Do outro lado do Atlântico, as matrizes querem os recursos das subsidiárias para não terem as notas de risco rebaixadas.

-Ao analisar o rating de uma empresa, levamos em conta o quanto vão receber de dividendos das subsidiárias, pois esses recursos entram no caixa. Essas empresas tentam não abrir mão disso, extraindo o máximo possível das filiais, que poderiam usar esses recursos em mais investimentos (no Brasil) — diz Soummo Mukherjee, analista sênior da Moody’s.

Eduardo Tude, presidente da consultoria Teleco, lembra que as empresas no Brasil estão em movimento de valorização, ao contrário de suas sedes na Europa:

-Aqui há um potencial de crescimento. Lá, a crise tem reduzido as receitas das teles. Por isso, elas precisam dos dividendos brasileiros. Esse dinheiro aqui poderia ser direcionado para mais investimentos.

Tude lembra, porém, que os investimentos aqui já são altos, pois a rede está em construção. Em 2013, até setembro, as teles destinaram R$ 17,6 bi — alta de 7% ante 2012. Mesmo assim, o número de reclamações só aumenta. Na Anatel, agência que regula o setor, as queixas cresceram 42%: de 8.452 em 2012 para 12 mil em 2013. A implementação da tecnologia 3G encontra desafios para avançar no país, onde 33,6% das cidades têm apenas uma operadora prestando serviços.

– O desafio é aumentar a capacidade da rede de dados. Além disso, o setor sofre com a alta carga tributária. A alíquota de ICMS varia de 25% a 35% — lembra Tude, destacando que o usuário brasileiro paga uma das contas mais altas do mundo.

Na Europa, desafios para elevar o caixa

Na TIM, 67% dos dividendos vão para o caixa da Telecom Italia. O envio subiu cerca de 150% de 2009 a 2013, de R$ 327,4 milhões para R$ 843 milhões. A empresa distribuiu 56% de seu lucro líquido aos acionistas no ano passado, patamar bem maior que os 35% de 2010. A empresa não quis comentar o teor da reportagem.

A Telefônica (dona da Vivo) destina 73,8% de seus dividendos para a Espanha. Assim, dos R$ 18 bilhões pagos entre 2009 e 2013, R$ 13 bilhões foram enviados à sede. A companhia afirma, no entanto, que no mesmo período os investimentos no país somaram R$ 27,4 bilhões.

– O Brasil é uma subsidiária importante para a Telefónica e tem rating melhor que o da sede. Se a matriz for rebaixada, a operação brasileira acompanhará a redução — diz Luísa Vilhena, diretora da S&P.

A PT, cuja geração de caixa é declinante, tende a se beneficiar da fusão com a Oi, prevista para ser concluída em junho.
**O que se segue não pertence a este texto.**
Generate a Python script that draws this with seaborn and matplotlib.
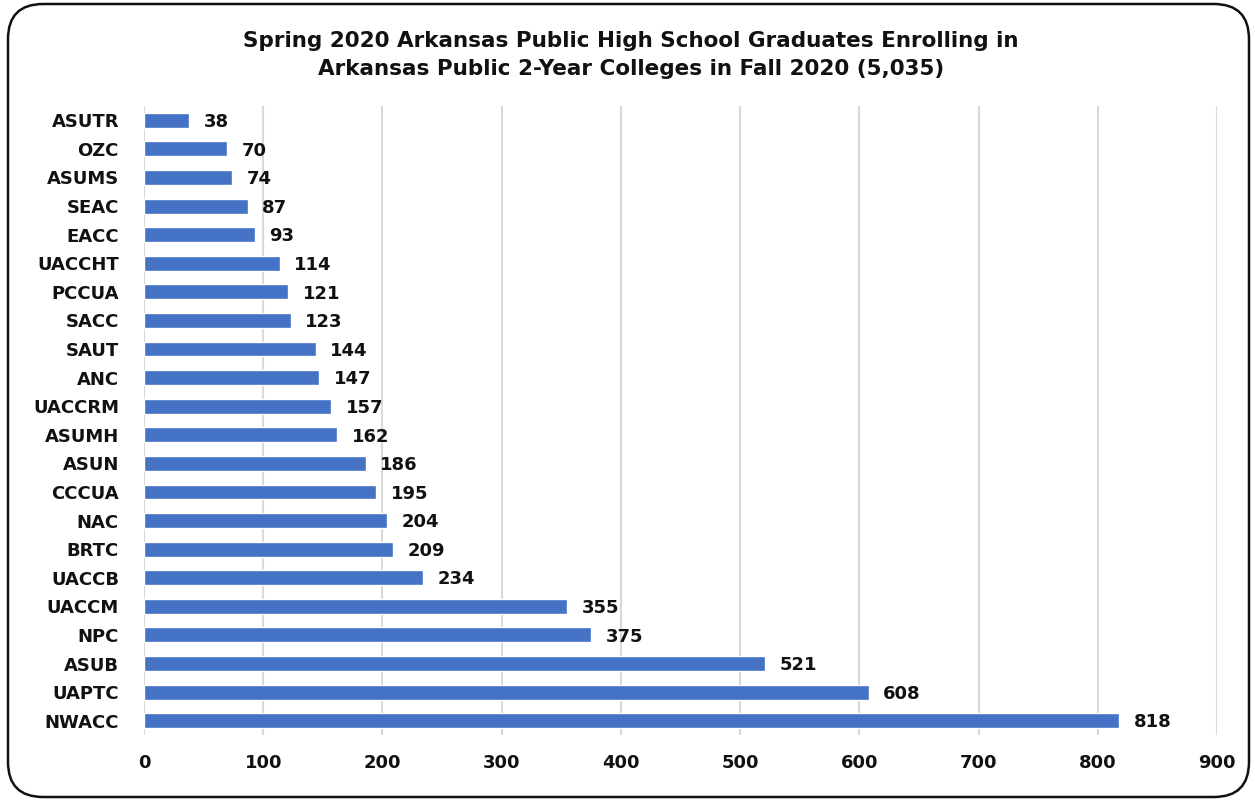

– Com a fusão, o rating da PT pode subir e ficar igual ao da Oi. Se não ocorrer, a nota da PT pode cair – ressalta Luísa.

Entre 2011 e 2013, o grupo português reduziu o pagamento de dividendos em quase 60% à Telemar Participações (holding que controla a Oi e 10% da PT), de R$ 187,8 milhões para R$ 75,9 milhões. Já os dividendos da Oi à PT aumentaram mais de quatro vezes, diz uma fonte. Procurada, a Oi não comentou, pois está em “período de silêncio” devido à fusão com a PT.

A GVT, do grupo Vivendi, não quis se pronunciar, bem como Net, Claro e Embratel, do grupo América Móvil.

Ao contrário do Brasil, na Europa há redução dos dividendos aos acionistas locais. A Telecom Italia reduziu de € 900 milhões para € 450 milhões a distribuição de lucros entre 2013 e 2015. A Vivendi cortou dividendos em 28,5% nos últimos dois anos. Mesmo caminho fez a Telefónica, com corte de 34% entre 2012 e 2013.

 

– As empresas na Europa sofreram um período longo de desaceleração e retração. Há muitos desafios para elevar o caixa – diz Mukherjee, da Moody’s.